Je suis féministe, et ce n'est pas un gros mot. J'ai grandi entourée de personnes qui le sont, hommes et femmes confondus. Je crois qu'il n'y a pas eu de différence d'éducation entre mon grand frère et moi. Ou plutôt, les différences n'étaient pas liées au fait que nous ne soyons pas du même sexe, mais au fait que nous sommes deux personnes différentes, deux humains singuliers. Mes grands-pères ont toujours eu un attitude féministe (pour ce que j'en sais) à mon égard, comme à celui de toutes les femmes qui les entouraient dans leur vie personnelle et professionnelle. J'ai découvert très tardivement que les familles où la femme faisait l'ensemble des tâches ménagères, parce que la tradition veut que ce soit comme ça, n'était pas un vieux mythe, mais une réalité dans beaucoup de familles. Pas dans la mienne. Aujourd'hui c'est mon père que j'appelle lorsque je suis énervée d'avoir été rappelée à ce qui est sensé être ma place de femme. Comme la semaine dernière, ces hommes qui m'ont dit plusieurs fois d'être prudente lorsque j'ai réagi à une situation qui m'indigne, parce que "c'est dangereux" et que je "pourrais être blessée". J'étais bien plus énervée de ces commentaires qu'on ne m'aurait jamais adressé si j'avais été un homme, que de la situation à l'origine de ma réaction. Je ne suis pas un être fragile, je ne suis pas un petit lapereau perdu qui ne sait pas comment faire face à la vie et qui agit donc selon de bas instincts d'animaux, faute de mieux. Je suis un être humain, j'ai la chance d'avoir reçu une éducation complète, d'avoir appris à analyser et réfléchir. Je sais donc réagir avec prudence et intelligence. Je n'ai pas besoin d'un homme pour me dire ce que je dois faire ou non, j'ai besoin des Hommes pour partager et m'enrichir. Je suis un Homme comme les autres.

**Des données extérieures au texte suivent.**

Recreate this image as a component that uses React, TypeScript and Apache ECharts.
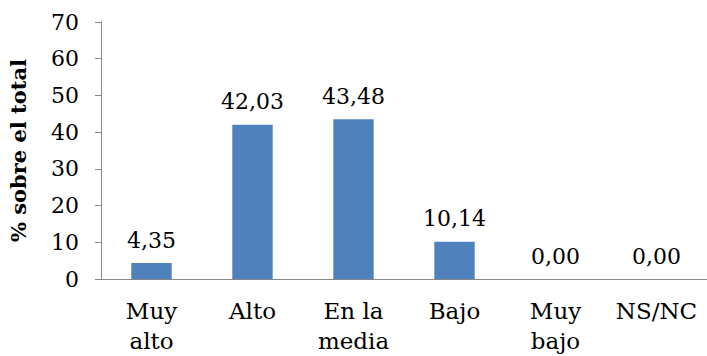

"Pour ma part, je considère comme féministe un homme ou une femme qui dit, oui, la question du genre telle qu'elle existe aujourd'hui pose problème et nous devons le régler, nous devons faire mieux. Tous autant que nous sommes, femmes et hommes."*

"Vous imaginez à quel point nous serions plus heureux, plus libres d'être nous mêmes, sans le poids de ces conventions."*

*Citations issues du livre Nous sommes tous des féministes de Chimamanda Ngozi Adichie (livre reprenant une conférence TEDxEuston de 2012 de l'auteure).